Rubicon Project missed revenue projections for the quarter as programmatic changes, including the new transparency standards App.ads.txt and sellers.json, affected its topline revenue growth.
Rubicon Project’s Q3 revenue grew 27% year over year to $37.6 million. Year to date, its revenues are $107.9 million, which represents 30% growth compared to the same period last year.
“We got dinged by [App.ads.txt and sellers.json] slightly,” CEO Michael Barrett told investors on the company’s earnings call Wednesday. “I can’t imagine what happened to exchanges that aren’t as clean and well-lit and polished as ours.”
The transparency standards let buyers do supply-path optimization, or cut out resellers of publisher inventory. When buyers cut out those resellers, it hurt Rubicon Project’s revenues, since it works with both publishers and resellers of a publisher’s inventory.
“Buyers approached it with a ‘one-size-fits-all’” mindset, CEO Michael Barrett said. They paused all campaigns that weren’t deemed “direct” via the new standards and then reviewed on a case-by-case basis ones they might reconsider.
Barrett feels those buyers may add back some resellers and take a more nuanced approach in the future.
Google switching to a first-price auction and removing last look also created some initial volatility – though Barrett said the net results have been “neutral to slightly positive.”
Rubicon Project is also undertaking its own version of supply-path optimization to root out unprofitable impressions, which reduced costs even more than anticipated.
Analyzing every impression in the bidstream is expensive and inefficient, especially after header bidding created multiple paths to the same impression. Two years ago, Rubicon Project acquired nToggle to help with “traffic shaping,” or selecting fewer impressions to look at to monetize.
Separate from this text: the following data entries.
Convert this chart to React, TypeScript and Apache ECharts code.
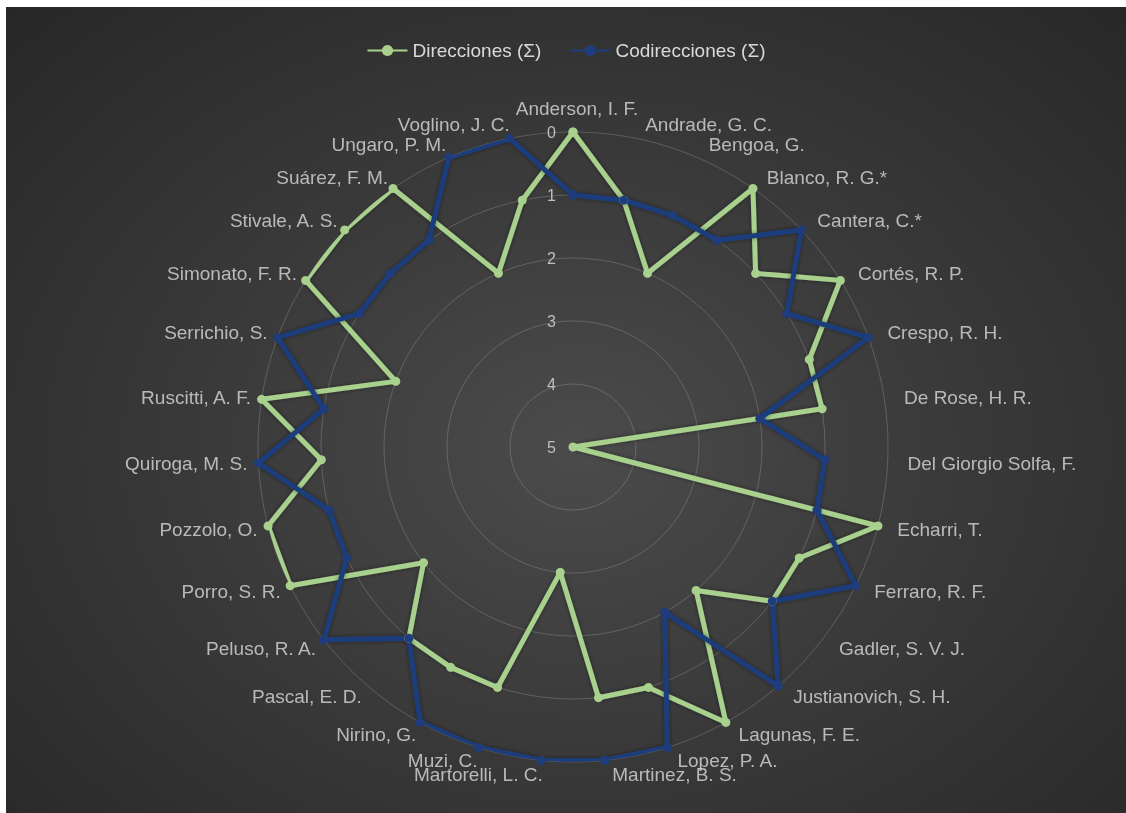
import React, { useEffect, useRef } from "react";
import * as echarts from "echarts";

const categories = [
  "Anderson, I. F.",
  "Andrade, G. C.",
  "Bengoa, G.",
  "Blanco, R. G.*",
  "Cantera, C.*",
  "Cortés, R. P.",
  "Crespo, R. H.",
  "De Rose, H. R.",
  "Del Giorgio Solfa, F.",
  "Echarri, T.",
  "Ferraro, R. F.",
  "Gadler, S. V. J.",
  "Justianovich, S. H.",
  "Lagunas, F. E.",
  "Lopez, P. A.",
  "Martinez, B. S.",
  "Martorelli, L. C.",
  "Muzi, C.",
  "Nirino, G.",
  "Pascal, E. D.",
  "Peluso, R. A.",
  "Porro, S. R.",
  "Pozzolo, O.",
  "Quiroga, M. S.",
  "Ruscitti, A. F.",
  "Serrichio, S.",
  "Simonato, F. R.",
  "Stivale, A. S.",
  "Suárez, F. M.",
  "Ungaro, P. M.",
  "Voglino, J. C.",
];

const direcciones = [0, 1, 2, 0, 1, 0, 1, 1, 5, 0, 1, 1, 2, 0, 1, 1, 3, 1, 1, 1, 2, 0, 0, 1, 0, 2, 0, 0, 0, 2, 1];
const codirecciones = [1, 1, 1, 1, 0, 1, 0, 2, 1, 1, 0, 1, 0, 2, 0, 0, 0, 0, 0, 1, 0, 1, 1, 0, 1, 0, 1, 1, 1, 0, 0];

const seriesNames = ["Direcciones (Σ)", "Codirecciones (Σ)"];
const radiusMin = 0;
const radiusMax = 5;
const radiusInterval = 1;

const GREEN = "#a9d18e";
const BLUE = "#1f3d7c";
const FONT = "'Liberation Sans', Arial, sans-serif";
// radius (in axis units, beyond the outer ring 0) where category names sit
const LABEL_RADIUS = -0.22;

const N = categories.length;

// each category sits at angle index i; the loop is closed by repeating the first value at index N (= 360°)
function closedLoop(values: number[]) {
  const pts = values.map((v, i) => [v, i]);
  pts.push([values[0], N]);
  return pts;
}

function categoryLabelData() {
  return categories.map((name, i) => {
    const s = Math.sin((2 * Math.PI * i) / N);
    let align = "center";
    let verticalAlign = "bottom";
    let dx = 4;
    if (i !== 0) {
      align = s > 0 ? "left" : "right";
      verticalAlign = "middle";
      dx = s > 0 ? 6 : 3;
    }
    return {
      name,
      value: [LABEL_RADIUS, i],
      label: { align, verticalAlign, offset: [dx, 0] },
    };
  });
}

export default function App() {
  const ref = useRef<HTMLDivElement>(null);

  useEffect(() => {
    if (!ref.current) return;
    const chart = echarts.init(ref.current, null, { renderer: "svg" });
    const mk = (name: string, values: number[], color: string) => ({
      name,
      type: "line",
      coordinateSystem: "polar",
      data: closedLoop(values),
      clip: false,
      symbol: "circle",
      symbolSize: 9,
      lineStyle: { color, width: 5, shadowColor: "rgba(0,0,0,0.45)", shadowBlur: 4 },
      itemStyle: { color },
      emphasis: { disabled: true },
    });
    chart.setOption({
      animation: false,
      backgroundColor: "transparent",
      textStyle: { fontFamily: FONT },
      legend: {
        top: 29,
        left: "center",
        itemWidth: 40,
        itemHeight: 14,
        itemGap: 28,
        textStyle: { color: "#d9d9d9", fontSize: 19, fontFamily: FONT },
        data: seriesNames,
      },
      polar: { center: [567, 440], radius: 315 },
      angleAxis: {
        type: "value",
        min: 0,
        max: N,
        startAngle: 90,
        clockwise: true,
        axisLine: { show: false },
        axisTick: { show: false },
        splitLine: { show: false },
        axisLabel: { show: false },
      },
      radiusAxis: {
        type: "value",
        min: radiusMin,
        max: radiusMax,
        interval: radiusInterval,
        inverse: true,
        axisLine: { show: false },
        axisTick: { show: false },
        axisLabel: { color: "#bfbfbf", fontSize: 16, fontFamily: FONT, margin: 17 },
        splitLine: { show: true, lineStyle: { color: "rgba(200,200,200,0.25)", width: 1 } },
      },
      series: [
        mk(seriesNames[0], direcciones, GREEN),
        mk(seriesNames[1], codirecciones, BLUE),
        {
          name: "categorías",
          type: "scatter",
          coordinateSystem: "polar",
          clip: false,
          silent: true,
          symbolSize: 1,
          itemStyle: { color: "rgba(0,0,0,0)" },
          data: categoryLabelData(),
          label: {
            show: true,
            position: "inside",
            formatter: "{b}",
            color: "#d9d9d9",
            fontSize: 19,
            fontFamily: FONT,
          },
          emphasis: { disabled: true },
          z: 5,
        },
      ],
    });
    return () => chart.dispose();
  }, []);

  return (
    <div
      style={{
        position: "fixed",
        left: 6,
        top: 7,
        width: 1120,
        height: 806,
        background: "radial-gradient(ellipse at 51% 55%, #4b4b4b 0%, #3a3a3a 45%, #272727 100%)",
      }}
    >
      <div ref={ref} style={{ width: 1120, height: 806 }} />
    </div>
  );
}
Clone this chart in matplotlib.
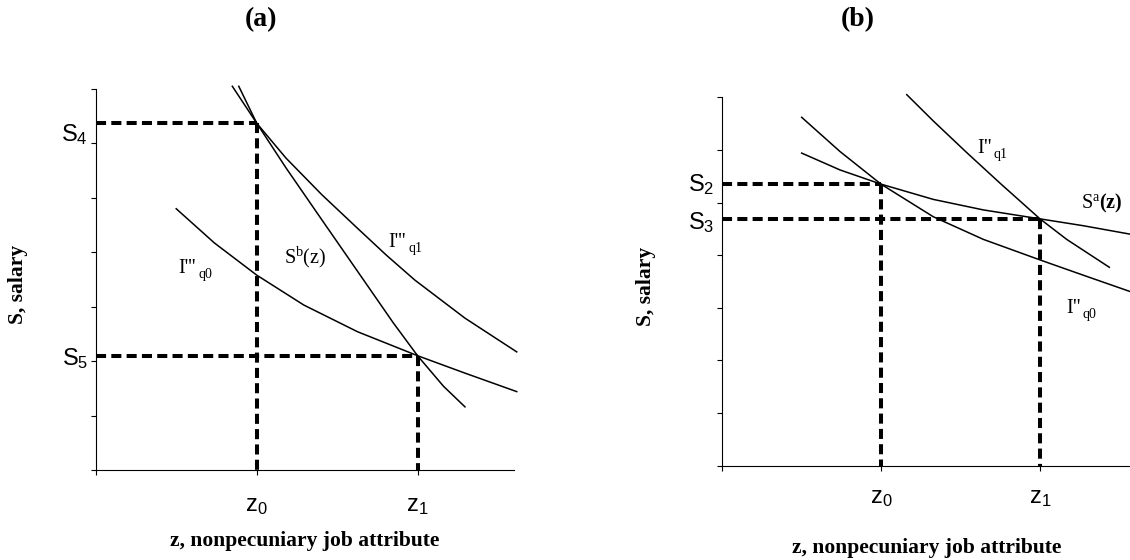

This quarter, Rubicon Project removed inventory from its exchange that monetized at very low CPMs, fill rates or not at all. The network optimization removed some revenue from its exchange, but made it much more profitable.
That optimization was enabled by moving its nToggle-based technology from a hardware-based to software-based deployment. The exchange then removed servers and reduced its data costs.
But nToggle has done even more to help Rubicon Project reduce costs over the past two years.
Rubicon Project spent $40 million on capex, including costs to process impressions, the year it acquired nToggle. It halved that yearly spend to $20 million in the past two years – even as ad requests doubled year over year. At a deal price of just $38.5 million, “the nToggle acquisition has greatly exceeded expectations,” Barrett said.